Everything you need to know about Bounce Rate

Why marketers love bounce rate ?

Bounce Rate gives us the general perspective of a website engagement level and quality of traffic.

It’s a simple and quick way to monitor the overall website or marketing campaign performance.

How Bounce Rate is measured?

Bounce Rate is a compound metric, so it takes a few factors into consideration. That’s why it may vary between different analytics tools and set ups.

Essentially bounce rate is a single page visit with 0 engagement. User visits the website and left without any further interaction.

The question is what do we consider as interaction.

Website interactions

Interactions can be clicks, scrolls, element views, etc.

Interactions in Google Analytics

Google Analytics is a Pageview based analytics tool, which means by default it can’t see what is happening within the pages (how we click, scroll and etc…), unless you push this data through tags or tools such as Google Tag Manager.

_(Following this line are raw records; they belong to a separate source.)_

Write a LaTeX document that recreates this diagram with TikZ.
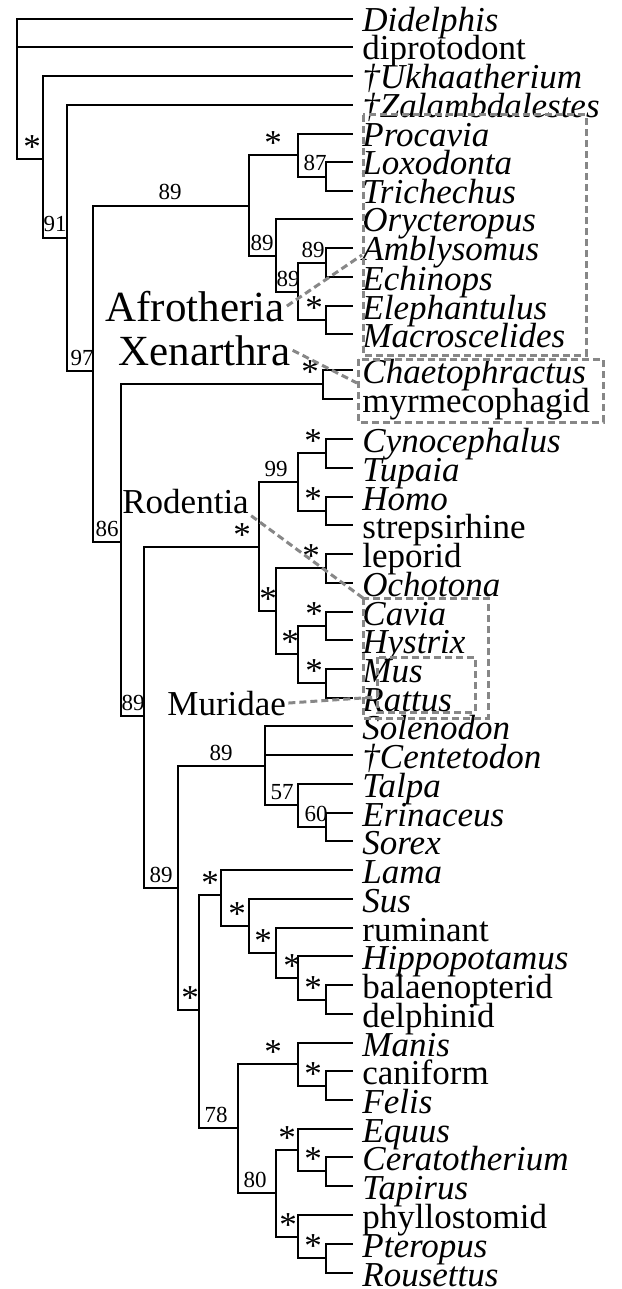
\documentclass[tikz,border=0pt]{standalone}
\usepackage{fontspec}
\setmainfont{Liberation Serif}
\usetikzlibrary{calc}
\definecolor{cladegray}{RGB}{135,135,135}

\tikzset{
  branch/.style={line width=1pt},
  taxon/.style={anchor=west, inner xsep=4.5pt, inner ysep=0pt, text height=13pt,
                text depth=0pt, font=\fontsize{17.5}{18}\selectfont},
  bsnum/.style={anchor=base, inner sep=0pt, yshift=3pt, font=\fontsize{11.5}{12}\selectfont},
  bsstar/.style={anchor=base, inner sep=0pt, yshift=0.3pt, font=\fontsize{17.5}{18}\selectfont},
  cladename/.style={anchor=base west, inner sep=1pt},
  cladebox/.style={draw=cladegray, line width=1.5pt, dash pattern=on 3.5pt off 2pt},
  leader/.style={cladegray, line width=1.5pt, dash pattern=on 3.5pt off 2pt}
}

\begin{document}
\begin{tikzpicture}[x=0.5pt, y=-0.5pt]
  \useasboundingbox (0,0) rectangle (621,1289);

  % taxa
  \foreach \n/\y/\t in {
      didelphis/19/\textit{Didelphis}, diprotodont/47/diprotodont,
      ukhaatherium/76/\textit{†Ukhaatherium}, zalambdalestes/105/\textit{†Zalambdalestes},
      procavia/134/\textit{Procavia}, loxodonta/162/\textit{Loxodonta},
      trichechus/191/\textit{Trichechus}, orycteropus/219/\textit{Orycteropus},
      amblysomus/248/\textit{Amblysomus}, echinops/277/\textit{Echinops},
      elephantulus/306/\textit{Elephantulus}, macroscelides/334/\textit{Macroscelides},
      chaetophractus/370/\textit{Chaetophractus}, myrmecophagid/399/myrmecophagid,
      cynocephalus/439/\textit{Cynocephalus}, tupaia/468/\textit{Tupaia},
      homo/497/\textit{Homo}, strepsirhine/525/strepsirhine,
      leporid/554/leporid, ochotona/583/\textit{Ochotona},
      cavia/612/\textit{Cavia}, hystrix/640/\textit{Hystrix},
      mus/669/\textit{Mus}, rattus/698/\textit{Rattus},
      solenodon/726/\textit{Solenodon}, centetodon/755/\textit{†Centetodon},
      talpa/784/\textit{Talpa}, erinaceus/813/\textit{Erinaceus},
      sorex/841/\textit{Sorex}, lama/870/\textit{Lama},
      sus/899/\textit{Sus}, ruminant/928/ruminant,
      hippopotamus/956/\textit{Hippopotamus}, balaenopterid/985/balaenopterid,
      delphinid/1014/delphinid, manis/1043/\textit{Manis},
      caniform/1071/caniform, felis/1100/\textit{Felis},
      equus/1129/\textit{Equus}, ceratotherium/1157/\textit{Ceratotherium},
      tapirus/1186/\textit{Tapirus}, phyllostomid/1215/phyllostomid,
      pteropus/1244/\textit{Pteropus}, rousettus/1273/\textit{Rousettus}}
    \node[taxon] (\n) at (353,\y) {\t};

  % internal nodes
  \coordinate (root) at (17,89);
  \coordinate (nA) at (43,159);
  \coordinate (nB) at (67,238);
  \coordinate (placentalia) at (93,371);
  \coordinate (afro) at (249,206);
  \coordinate (paen) at (298,155);
  \coordinate (loxtri) at (326,177);
  \coordinate (afroins) at (276,256);
  \coordinate (afroins2) at (298,292);
  \coordinate (tenrec) at (326,263);
  \coordinate (macrosc) at (326,320);
  \coordinate (nD) at (121,542);
  \coordinate (xen) at (323,384);
  \coordinate (boreo) at (144,716);
  \coordinate (euarch) at (259,547);
  \coordinate (euarchonta) at (298,482);
  \coordinate (sunda) at (326,453);
  \coordinate (primates) at (326,511);
  \coordinate (glires) at (276,611);
  \coordinate (lago) at (326,568);
  \coordinate (rodent) at (298,654);
  \coordinate (hystricog) at (326,626);
  \coordinate (murid) at (326,683);
  \coordinate (laura) at (178,888);
  \coordinate (eulipo) at (265,766);
  \coordinate (eulipo2) at (298,805);
  \coordinate (erisor) at (326,827);
  \coordinate (scrot) at (199,1010);
  \coordinate (cetart) at (221,895);
  \coordinate (artio1) at (249,926);
  \coordinate (artio2) at (276,953);
  \coordinate (whippo) at (298,978);
  \coordinate (cetacea) at (326,1000);
  \coordinate (fereung) at (238,1128);
  \coordinate (ferae) at (298,1064);
  \coordinate (carniv) at (326,1086);
  \coordinate (perisbat) at (276,1193);
  \coordinate (perisso) at (298,1150);
  \coordinate (ceratap) at (326,1171);
  \coordinate (chiro) at (298,1237);
  \coordinate (pteroz) at (326,1258);

  % branches
  \foreach \p/\c in {
      root/didelphis.west, root/diprotodont.west, root/nA,
      nA/ukhaatherium.west, nA/nB, nB/zalambdalestes.west, nB/placentalia,
      placentalia/afro, placentalia/nD,
      afro/paen, afro/afroins, paen/procavia.west, paen/loxtri,
      loxtri/loxodonta.west, loxtri/trichechus.west,
      afroins/orycteropus.west, afroins/afroins2, afroins2/tenrec, afroins2/macrosc,
      tenrec/amblysomus.west, tenrec/echinops.west,
      macrosc/elephantulus.west, macrosc/macroscelides.west,
      nD/xen, nD/boreo, xen/chaetophractus.west, xen/myrmecophagid.west,
      boreo/euarch, boreo/laura,
      euarch/euarchonta, euarch/glires, euarchonta/sunda, euarchonta/primates,
      sunda/cynocephalus.west, sunda/tupaia.west, primates/homo.west, primates/strepsirhine.west,
      glires/lago, glires/rodent, lago/leporid.west, lago/ochotona.west,
      rodent/hystricog, rodent/murid, hystricog/cavia.west, hystricog/hystrix.west,
      murid/mus.west, murid/rattus.west,
      laura/eulipo, laura/scrot, eulipo/solenodon.west, eulipo/centetodon.west, eulipo/eulipo2,
      eulipo2/talpa.west, eulipo2/erisor, erisor/erinaceus.west, erisor/sorex.west,
      scrot/cetart, scrot/fereung, cetart/lama.west, cetart/artio1,
      artio1/sus.west, artio1/artio2, artio2/ruminant.west, artio2/whippo,
      whippo/hippopotamus.west, whippo/cetacea,
      cetacea/balaenopterid.west, cetacea/delphinid.west,
      fereung/ferae, fereung/perisbat, ferae/manis.west, ferae/carniv,
      carniv/caniform.west, carniv/felis.west,
      perisbat/perisso, perisbat/chiro, perisso/equus.west, perisso/ceratap,
      ceratap/ceratotherium.west, ceratap/tapirus.west,
      chiro/phyllostomid.west, chiro/pteroz, pteroz/pteropus.west, pteroz/rousettus.west}
    \draw[branch] (\p) |- (\c);

  % support values
  \foreach \n/\x/\y/\t in {nB/55/238/91, placentalia/82/371/97, afro/170/206/89,
      loxtri/315/177/87, afroins/262/256/89, afroins2/288/292/89, tenrec/313/263/89,
      nD/107/542/86, boreo/133/716/89, euarchonta/276/482/99, laura/161/888/89,
      eulipo/221/766/89, eulipo2/282/805/57, erisor/316/827/60,
      fereung/216/1128/78, perisbat/255/1193/80}
    \node[bsnum] (s-\n) at (\x,\y) {\t};
  \foreach \n/\x/\y in {nA/32/159, paen/273/155, macrosc/314/320, xen/310/384,
      euarch/242/547, sunda/313/453, primates/313/511, glires/268/611, lago/311/568,
      rodent/290/654, hystricog/314/626, murid/314/683, scrot/190/1010,
      cetart/210/895, artio1/237/926, artio2/263/953, whippo/292/978, cetacea/313/1000,
      ferae/273/1064, carniv/313/1086, perisso/287/1150, ceratap/313/1171,
      chiro/288/1237, pteroz/313/1258}
    \node[bsstar] (s-\n) at (\x,\y) {*};

  % clade boxes
  \draw[cladebox] (363,115) rectangle (586,355);
  \draw[cladebox] (358,359) rectangle (603,422);
  \draw[cladebox] (363,598) rectangle (488,718);
  \draw[cladebox] (377,657) rectangle (475,712);

  % clade names and leaders
  \node[cladename, font=\fontsize{21.5}{22}\selectfont] (afrolbl) at (103,321) {Afrotheria};
  \node[cladename, font=\fontsize{21.5}{22}\selectfont] (xenlbl) at (116,365) {Xenarthra};
  \node[cladename, font=\fontsize{17.5}{18}\selectfont] (rodlbl) at (120,513) {Rodentia};
  \node[cladename, font=\fontsize{17.5}{18}\selectfont] (murlbl) at (165,715) {Muridae};
  \coordinate (afroEnd) at (362,255);
  \coordinate (xenEnd) at (357,383);
  \coordinate (rodEnd) at (363,598);
  \coordinate (murEnd) at (377,697);
  \draw[leader] (afrolbl.east) -- (afroEnd);
  \draw[leader] (xenlbl.east) -- (xenEnd);
  \draw[leader] (rodlbl.south east) -- (rodEnd);
  \draw[leader] (murlbl.east) -- (murEnd);
\end{tikzpicture}
\end{document}
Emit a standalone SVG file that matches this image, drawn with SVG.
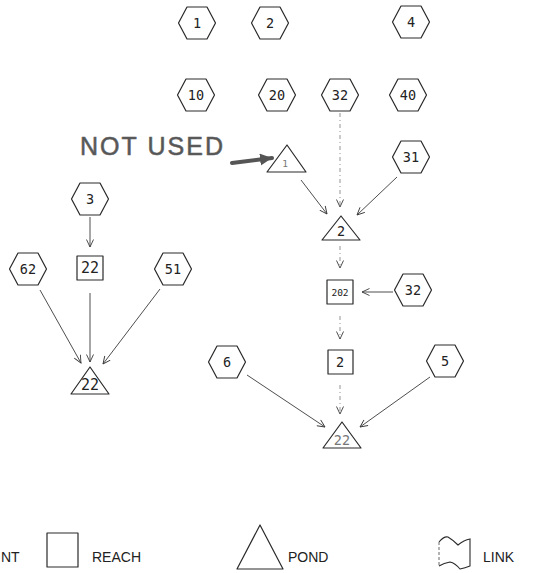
<svg xmlns="http://www.w3.org/2000/svg" xmlns:xlink="http://www.w3.org/1999/xlink" width="539" height="573" viewBox="0 0 539 573">
  <style>
    .shape { fill: #fff; stroke: #2a2a2a; stroke-width: 1.2; stroke-linejoin: round; }
    .lbl { font-family: "DejaVu Sans Mono", "Liberation Mono", monospace; font-size: 13.5px; fill: #222; text-anchor: middle; dominant-baseline: central; }
    .lbl-s { font-size: 9.5px; }
    .lbl-l { font-size: 15px; }
    .faint { fill: #777; }
    .edge { fill: none; stroke: #3a3a3a; stroke-width: 0.9; }
    .dot { fill: none; stroke: #888; stroke-width: 0.9; stroke-dasharray: 4 3 1 3; }
    .legend { font-family: "Liberation Sans", Arial, sans-serif; font-size: 14px; fill: #222; }
    .hand { font-family: "Liberation Sans", Arial, sans-serif; font-size: 25px; fill: #555; stroke: #666; stroke-width: 0.6; stroke-linejoin: round; }
  </style>
  <defs>
    <path id="hex" d="M-18.5,0 L-10,-16 L10,-16 L18.5,0 L10,16 L-10,16 Z"/>
    <marker id="vee" markerUnits="userSpaceOnUse" markerWidth="12" markerHeight="12" refX="8" refY="4" orient="auto">
      <path d="M0.5,0.5 L8,4 L0.5,7.5" fill="none" stroke="#3a3a3a" stroke-width="0.9"/>
    </marker>
    <marker id="bold" markerUnits="userSpaceOnUse" markerWidth="16" markerHeight="14" refX="12" refY="6" orient="auto">
      <path d="M0,0 L12,6 L0,12 Z" fill="#555"/>
    </marker>
  </defs>

  <rect width="539" height="573" fill="#fff"/>

  <!-- connectors -->
  <g id="connectors">
    <line class="edge" x1="90" y1="217" x2="90" y2="247" marker-end="url(#vee)"/>
    <line class="edge" x1="40" y1="290" x2="81" y2="363" marker-end="url(#vee)"/>
    <line class="edge" x1="90" y1="293" x2="90" y2="362" marker-end="url(#vee)"/>
    <line class="edge" x1="160" y1="289" x2="103" y2="364" marker-end="url(#vee)"/>
    <line class="dot" x1="340" y1="113" x2="340" y2="207" marker-end="url(#vee)"/>
    <line class="edge" x1="301" y1="180" x2="327" y2="214" marker-end="url(#vee)"/>
    <line class="edge" x1="397" y1="177" x2="357" y2="215" marker-end="url(#vee)"/>
    <line class="dot" x1="340" y1="246" x2="340" y2="268" marker-end="url(#vee)"/>
    <line class="edge" x1="393" y1="292" x2="362" y2="292" marker-end="url(#vee)"/>
    <line class="dot" x1="340" y1="316" x2="340" y2="339" marker-end="url(#vee)"/>
    <line class="dot" x1="340" y1="385" x2="340" y2="414" marker-end="url(#vee)"/>
    <line class="edge" x1="247" y1="375" x2="325" y2="427" marker-end="url(#vee)"/>
    <line class="edge" x1="430" y1="377" x2="360" y2="427" marker-end="url(#vee)"/>
  </g>

  <!-- top rows of hexagon points -->
  <g id="n1"><use xlink:href="#hex" href="#hex" x="197" y="23" class="shape"/><text class="lbl" x="197" y="23">1</text></g>
  <g id="n2"><use xlink:href="#hex" href="#hex" x="270" y="23" class="shape"/><text class="lbl" x="270" y="23">2</text></g>
  <g id="n4"><use xlink:href="#hex" href="#hex" x="411" y="22" class="shape"/><text class="lbl" x="411" y="22">4</text></g>
  <g id="n10"><use xlink:href="#hex" href="#hex" x="196" y="95" class="shape"/><text class="lbl" x="196" y="95">10</text></g>
  <g id="n20"><use xlink:href="#hex" href="#hex" x="277" y="95" class="shape"/><text class="lbl" x="277" y="95">20</text></g>
  <g id="n32a"><use xlink:href="#hex" href="#hex" x="340" y="95" class="shape"/><text class="lbl" x="340" y="95">32</text></g>
  <g id="n40"><use xlink:href="#hex" href="#hex" x="408" y="95" class="shape"/><text class="lbl" x="408" y="95">40</text></g>

  <!-- left network -->
  <g id="n3"><use xlink:href="#hex" href="#hex" x="90" y="199" class="shape"/><text class="lbl" x="90" y="199">3</text></g>
  <g id="n62"><use xlink:href="#hex" href="#hex" x="28" y="269" class="shape"/><text class="lbl" x="28" y="269">62</text></g>
  <g id="r22"><rect class="shape" x="77" y="256" width="26" height="24"/><text class="lbl lbl-l" x="90" y="268">22</text></g>
  <g id="n51"><use xlink:href="#hex" href="#hex" x="173" y="269" class="shape"/><text class="lbl" x="173" y="269">51</text></g>
  <g id="p22a"><path class="shape" d="M90,367 L109,394 L71,394 Z"/><text class="lbl lbl-l" x="90" y="385">22</text></g>

  <!-- right network -->
  <g id="p1"><path class="shape" d="M287,145 L306,172 L267,172 Z"/><text class="lbl lbl-s faint" x="285" y="163">1</text></g>
  <g id="n31"><use xlink:href="#hex" href="#hex" x="411" y="157" class="shape"/><text class="lbl" x="411" y="157">31</text></g>
  <g id="p2"><path class="shape" d="M341,216 L360,240 L322,240 Z"/><text class="lbl" x="341" y="231">2</text></g>
  <g id="r202"><rect class="shape" x="327" y="280" width="26" height="24"/><text class="lbl lbl-s" x="340" y="292">202</text></g>
  <g id="n32b"><use xlink:href="#hex" href="#hex" x="413" y="290" class="shape"/><text class="lbl" x="413" y="290">32</text></g>
  <g id="r2"><rect class="shape" x="328" y="350" width="25" height="24"/><text class="lbl" x="340" y="362">2</text></g>
  <g id="n6"><use xlink:href="#hex" href="#hex" x="227" y="362" class="shape"/><text class="lbl" x="227" y="362">6</text></g>
  <g id="n5"><use xlink:href="#hex" href="#hex" x="445" y="361" class="shape"/><text class="lbl" x="445" y="361">5</text></g>
  <g id="p22b"><path class="shape" d="M342,422 L361,448 L323,448 Z"/><text class="lbl faint" x="342" y="440">22</text></g>

  <!-- handwritten note -->
  <g id="note">
    <text class="hand" x="80" y="155" textLength="143" lengthAdjust="spacing">NOT USED</text>
    <line x1="232" y1="163" x2="272" y2="158" stroke="#555" stroke-width="4" stroke-linecap="round" marker-end="url(#bold)"/>
  </g>

  <!-- legend -->
  <g id="legend">
    <text class="legend" x="1" y="562">NT</text>
    <rect class="shape" x="47" y="533" width="31" height="34"/>
    <text class="legend" x="92" y="562">REACH</text>
    <path class="shape" d="M260,525 L283,569 L237,569 Z"/>
    <text class="legend" x="288" y="562">POND</text>
    <path d="M439,542 Q444,536 448,537 Q453,540 458,545 Q464,540 470,539 L470,566 Q465,568 460,569 Q455,563 450,562 Q444,563 439,566" fill="none" stroke="#2a2a2a" stroke-width="1.1"/>
    <line x1="439" y1="542" x2="439" y2="566" stroke="#666" stroke-width="1" stroke-dasharray="3 2"/>
    <text class="legend" x="483" y="562">LINK</text>
  </g>
</svg>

For example, average session duration is simply measured as the time between different page visits. We land on the home page, spend there 20 min and then just leave. Google Analytics will tell us thatches session was 0 min because it doesn’t know when we leave the website. But if after 20 min we visit one more page GA will count it as 20 min Session duration.

Location, Source/Medium and other reports are all based on pageviews.

How can we capture website interactions/events?

In order to see what is actually happening within pages, Google provides us with a wonderful tool Google Tag Manager. This tool allows marketers to add extra code elements (we call them Events) without any coding experience. It can send extra pieces of missing user behaviour information to Google Analytics. Or you can always manually tag your website by adding jQuery at the back end, ask developers.

bounce rate
Here is typical Google Analytics set up.

From the picture above you can see that not all clicks are interactive and affect Bounce rate

Interaction Events and Bounce Rate

Besides filling missing pieces, interactions affect many other metrics. Bounce Rate is one of those metrics.

For example, promotional Landing pages or Blog sections tend to have pretty high Bounce Rate, which is normal because users leave these pages after consuming content or getting a discount coupon. Creating additional interactive events on these pages help us to measure user engagement.